* _To be done_
In the lines below, output everything from the first line through the line containing "speed_minor_ticks = [200, 600, 1000, 1400]" exactly as it is. Pictures are not part of the output.
Begin Data
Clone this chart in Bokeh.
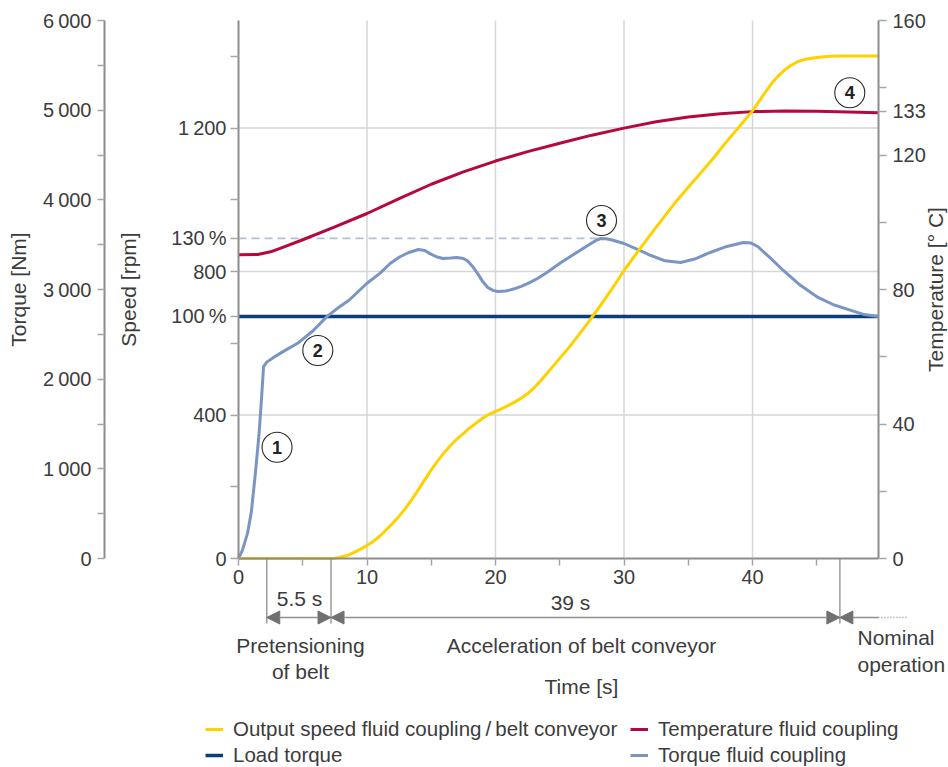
import math
from bokeh.plotting import figure
from bokeh.models import (Range1d, LinearAxis, FixedTicker, ColumnDataSource,
                          Arrow, NormalHead, Legend, LegendItem, Grid)
from bokeh.core.properties import value
from bokeh.embed import file_html
from bokeh.resources import INLINE

TS = "\u2009"  # thin space used in the numbers

# ---------------- data ----------------
time_ticks = [0, 10, 20, 30, 40]
time_minor_ticks = [5, 15, 25, 35, 45]
time_end = 49.8

torque_ticks = [0, 1000, 2000, 3000, 4000, 5000, 6000]
torque_tick_labels = ["0", "1" + TS + "000", "2" + TS + "000", "3" + TS + "000",
                      "4" + TS + "000", "5" + TS + "000", "6" + TS + "000"]
torque_minor_ticks = [500, 1500, 2500, 3500, 4500, 5500]

speed_ticks = [0, 400, 800, 1200]
speed_tick_labels = ["0", "400", "800", "1" + TS + "200"]
speed_minor_ticks = [200, 600, 1000, 1400]

load_pct_labels = ["100" + TS + "%", "130" + TS + "%"]
load_pct_torque = [2700, 3570]          # Nm

temp_ticks = [0, 40, 80, 120, 133, 160]
temp_minor_ticks = [20, 60, 100, 140]

speed_time = [0, 7.4, 8.0, 8.5, 9.0, 9.5, 10.0, 10.5, 11.0, 11.5, 12.0, 12.5, 13.0,
              13.5, 14.0, 14.5, 15.0, 15.5, 16.0, 16.5, 17.0, 17.5, 18.0, 18.5, 19.0,
              19.5, 20.0, 20.5, 21.0, 21.5, 22.0, 22.5, 23.0, 23.5, 24.0, 24.5, 25.0,
              25.5, 26.0, 27.0, 28.0, 29.0, 30.0,
              31.0, 32.0, 33.0, 34.0, 35.0, 36.0, 37.0, 38.0, 39.0, 40.0, 41.0, 41.5,
              42.0, 42.5, 43.0, 43.5, 44.0, 45.0, 46.0, 47.0, 49.8]
speed_rpm = [0, 0, 4, 9, 17, 26, 36, 48, 62, 80, 98, 118, 140,
             165, 192, 220, 247, 272, 295, 315, 333, 348, 364, 378, 391,
             402, 410, 418, 427, 436, 447, 460, 476, 495, 516, 537, 558,
             579, 601, 648, 697, 748, 803,
             852, 900, 947, 993, 1035, 1076, 1118, 1163, 1205, 1248, 1300, 1325,
             1345, 1362, 1375, 1385, 1391, 1397, 1400, 1401, 1401]

temp_time = [0, 1.5, 2.5, 3.5, 5.0, 7.5, 10.0, 12.5, 15.0, 17.5, 20.0, 22.5, 25.0,
             27.5, 30.0, 32.5, 35.0, 37.5, 40.0, 42.5, 45.0, 47.5, 49.8]
temp_degc = [90.3, 90.4, 91.2, 92.6, 94.8, 98.6, 102.6, 107.0, 111.3, 115.0, 118.2,
             121.0, 123.5, 125.9, 128.0, 129.9, 131.3, 132.3, 132.9, 133.1, 133.0,
             132.8, 132.6]

torque_time = [0, 0.3, 0.7, 1.0, 1.3, 1.6, 1.8, 1.95, 2.2, 2.7, 3.5, 4.6, 5.8, 6.9,
               7.7, 8.6, 10.0, 11.0, 11.8, 12.5, 13.2, 14.0, 14.5, 14.9, 15.4, 15.9,
               16.5, 17.0, 17.5, 17.8, 18.2, 18.6, 19.0, 19.4, 19.8, 20.2, 20.8, 21.4,
               22.0, 22.7, 23.3, 24.0, 24.6, 25.1, 25.8, 26.5, 27.4, 27.8, 28.2, 28.6,
               29.0, 30.0, 31.0, 32.1,
               33.2, 34.4, 35.5, 36.7, 38.0, 39.3, 39.9, 40.4, 41.4, 42.4, 43.7, 45.1,
               46.3, 47.6, 48.7, 49.8]
torque_nm = [0, 90, 280, 520, 930, 1390, 1800, 2140, 2190, 2240, 2310, 2400, 2540, 2700,
             2790, 2880, 3070, 3180, 3290, 3360, 3410, 3446, 3435, 3400, 3365, 3346,
             3350, 3357, 3345, 3323, 3260, 3180, 3090, 3022, 2990, 2978, 2983, 3005,
             3035, 3080, 3125, 3190, 3250, 3300, 3365, 3430, 3510, 3545, 3569, 3566,
             3555, 3513, 3450, 3379,
             3320, 3301, 3340, 3413, 3480, 3524, 3518, 3480, 3350, 3212, 3050, 2911,
             2830, 2770, 2720, 2700]

load_time = [0, 49.8]
load_nm = [2700, 2700]
limit_time = [0, 28.2]
limit_nm = [3570, 3570]

phase_bounds = [2.2, 7.2, 46.8]
phase_durations = ["5.5 s", "39 s"]

marker_time = [3.0, 6.17, 28.25, 47.57]
marker_nm = [1240, 2320, 3770, 5195]
marker_text = ["1", "2", "3", "4"]

# ---------------- layout constants ----------------
CW, CH = 948, 767
X0, PXS = 238.0, 12.85      # canvas x of t=0, px per second
Y0, YTOP = 558.0, 20.0      # canvas y of value 0 and of full scale
K = (Y0 - YTOP) / 6000.0    # px per Nm
SPEED_F = 1500.0 / 6000.0
TEMP_F = 160.0 / 6000.0

def tx(ix):   # canvas x -> time
    return (ix - X0) / PXS

def ty(iy):   # canvas y -> Nm
    return (Y0 - iy) / K

FONT = "Liberation Sans"
TEXT = "#3c3c3c"
AXIS = "#8c8c8c"
TICK = "#a6a6a6"
GRID = "#d6d6d6"
YELLOW = "#FFD100"
RED = "#B5093E"
NAVY = "#0B3F7C"
LBLUE = "#7A95C3"
DASH = "#AEBEDD"
DIM = "#8f8f8f"
HEAD = "#707070"

y0, y1 = -(CH - Y0) / K, Y0 / K
p = figure(width=CW, height=CH, x_range=Range1d(-X0 / PXS, (CW - X0) / PXS),
           y_range=Range1d(y0, y1), x_axis_location=None, y_axis_location=None,
           output_backend="svg", toolbar_location=None, min_border=0,
           outline_line_color=None, title=None)
p.extra_y_ranges = {"speed": Range1d(y0 * SPEED_F, y1 * SPEED_F),
                    "temp": Range1d(y0 * TEMP_F, y1 * TEMP_F)}
p.center = [r for r in p.center if not isinstance(r, Grid)]
p.background_fill_color = "white"
p.border_fill_color = "white"


def style_axis(ax, tick_out, standoff):
    ax.axis_line_color = AXIS
    ax.axis_line_width = 2
    ax.major_tick_line_color = TICK
    ax.minor_tick_line_color = TICK
    ax.major_tick_line_width = 1.5
    ax.minor_tick_line_width = 1.5
    ax.major_tick_in = 0
    ax.minor_tick_in = 0
    ax.major_tick_out = tick_out
    ax.minor_tick_out = tick_out
    ax.major_label_text_font = FONT
    ax.major_label_text_font_size = "20px"
    ax.major_label_text_color = TEXT
    ax.major_label_standoff = standoff


ax_time = LinearAxis(fixed_location=0, bounds=(0, time_end),
                     ticker=FixedTicker(ticks=time_ticks, minor_ticks=time_minor_ticks))
style_axis(ax_time, 7, 4)
p.add_layout(ax_time, "below")

pct_speed = [v * SPEED_F for v in load_pct_torque]
speed_over = {t: l for t, l in zip(speed_ticks, speed_tick_labels)}
speed_over.update({t: l for t, l in zip(pct_speed, load_pct_labels)})
ax_speed = LinearAxis(y_range_name="speed", fixed_location=0, bounds=(0, 1500),
                      ticker=FixedTicker(ticks=speed_ticks + pct_speed,
                                         minor_ticks=speed_minor_ticks),
                      major_label_overrides=speed_over)
style_axis(ax_speed, 8, 4)
p.add_layout(ax_speed, "left")

ax_torque = LinearAxis(fixed_location=tx(104), bounds=(0, 6000),
                       ticker=FixedTicker(ticks=torque_ticks, minor_ticks=torque_minor_ticks),
                       major_label_overrides={t: l for t, l in zip(torque_ticks, torque_tick_labels)})
style_axis(ax_torque, 7, 6)
p.add_layout(ax_torque, "left")

ax_temp = LinearAxis(y_range_name="temp", fixed_location=time_end, bounds=(0, 160),
                     ticker=FixedTicker(ticks=temp_ticks, minor_ticks=temp_minor_ticks))
style_axis(ax_temp, 8, 6)
p.add_layout(ax_temp, "right")

# grid lines
gx = time_ticks[1:]
p.segment(x0=gx, y0=[0] * len(gx), x1=gx, y1=[6000] * len(gx), line_color=GRID, line_width=1.5)
gy = speed_ticks[1:]
p.segment(x0=[0] * len(gy), y0=gy, x1=[time_end] * len(gy), y1=gy, y_range_name="speed",
          line_color=GRID, line_width=1.5)

# curves
p.line(limit_time, limit_nm, line_color=DASH, line_width=1.6, line_dash="8 5")
r_load = p.line(load_time, load_nm, line_color=NAVY, line_width=3.5)
r_temp = p.line(temp_time, temp_degc, y_range_name="temp", line_color=RED, line_width=3,
                line_join="round")
r_torque = p.line(torque_time, torque_nm, line_color=LBLUE, line_width=3, line_join="round")
r_speed = p.line(speed_time, speed_rpm, y_range_name="speed", line_color=YELLOW, line_width=3,
                 line_join="round")

# circled numbers
p.scatter(marker_time, marker_nm, marker="circle", size=30, fill_color="white",
          line_color="#2a2a2a", line_width=1.1)
p.text(marker_time, marker_nm, text=marker_text, text_align="center", text_baseline="middle",
       text_font=value(FONT), text_font_size=value("18px"), text_font_style="bold",
       text_color="#222222")

# dimension lines
p.segment(x0=phase_bounds, y0=[0] * 3, x1=phase_bounds, y1=[ty(623)] * 3,
          line_color="#9c9c9c", line_width=1.5)
yA = ty(617)
src = ColumnDataSource(dict(x0=phase_bounds[:-1], x1=phase_bounds[1:], y=[yA, yA]))
p.add_layout(Arrow(start=NormalHead(size=13, fill_color=HEAD, line_color=HEAD),
                   end=NormalHead(size=13, fill_color=HEAD, line_color=HEAD),
                   x_start="x0", y_start="y", x_end="x1", y_end="y", source=src,
                   line_color=DIM, line_width=1.5))
p.add_layout(Arrow(start=NormalHead(size=13, fill_color=HEAD, line_color=HEAD), end=None,
                   x_start=phase_bounds[-1], y_start=yA, x_end=time_end, y_end=yA,
                   line_color=DIM, line_width=1.5))
p.line([time_end, tx(906)], [yA, yA], line_color=DIM, line_width=1.5, line_dash="1 2")

tf = dict(text_font=value(FONT), text_font_size=value("21px"), text_color=TEXT,
          text_baseline="middle")
p.text([tx(299), tx(570)], [ty(598), ty(602)], text=phase_durations, text_align="center", **tf)
p.text([tx(300), tx(300), tx(581), tx(581)], [ty(645), ty(671), ty(645), ty(686)],
       text=["Pretensioning", "of belt", "Acceleration of belt conveyor", "Time [s]"],
       text_align="center", **tf)
p.text([tx(857), tx(857)], [ty(637), ty(664)], text=["Nominal", "operation"],
       text_align="left", **tf)

# axis titles
p.text([tx(18), tx(128)], [ty(289), ty(289)], text=["Torque [Nm]", "Speed [rpm]"],
       angle=math.pi / 2, text_align="center", **tf)
p.text([tx(935)], [ty(289)], text=["Temperature [° C]"], angle=math.pi / 2,
       text_align="center", **tf)

# legends
def make_legend(items, x):
    return Legend(items=items, location=(x, 0), orientation="vertical",
                  glyph_width=18, glyph_height=20, label_standoff=10, spacing=2,
                  padding=0, margin=0, border_line_alpha=0, background_fill_alpha=0,
                  label_text_font=FONT, label_text_font_size="20.5px",
                  label_text_color=TEXT, label_height=20)

p.add_layout(make_legend([LegendItem(label="Output speed fluid coupling" + TS + "/" + TS + "belt conveyor",
                                     renderers=[r_speed]),
                          LegendItem(label="Load torque", renderers=[r_load])], 205))
p.add_layout(make_legend([LegendItem(label="Temperature fluid coupling", renderers=[r_temp]),
                          LegendItem(label="Torque fluid coupling", renderers=[r_torque])], 630))

open("out.html", "w").write(file_html(p, INLINE))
End Data
* _Expected output_
Clone this chart in Bokeh.
import math
from bokeh.plotting import figure
from bokeh.models import (Range1d, LinearAxis, FixedTicker, ColumnDataSource,
                          Arrow, NormalHead, Legend, LegendItem, Grid)
from bokeh.core.properties import value
from bokeh.embed import file_html
from bokeh.resources import INLINE

TS = "\u2009"  # thin space used in the numbers

# ---------------- data ----------------
time_ticks = [0, 10, 20, 30, 40]
time_minor_ticks = [5, 15, 25, 35, 45]
time_end = 49.8

torque_ticks = [0, 1000, 2000, 3000, 4000, 5000, 6000]
torque_tick_labels = ["0", "1" + TS + "000", "2" + TS + "000", "3" + TS + "000",
                      "4" + TS + "000", "5" + TS + "000", "6" + TS + "000"]
torque_minor_ticks = [500, 1500, 2500, 3500, 4500, 5500]

speed_ticks = [0, 400, 800, 1200]
speed_tick_labels = ["0", "400", "800", "1" + TS + "200"]
speed_minor_ticks = [200, 600, 1000, 1400]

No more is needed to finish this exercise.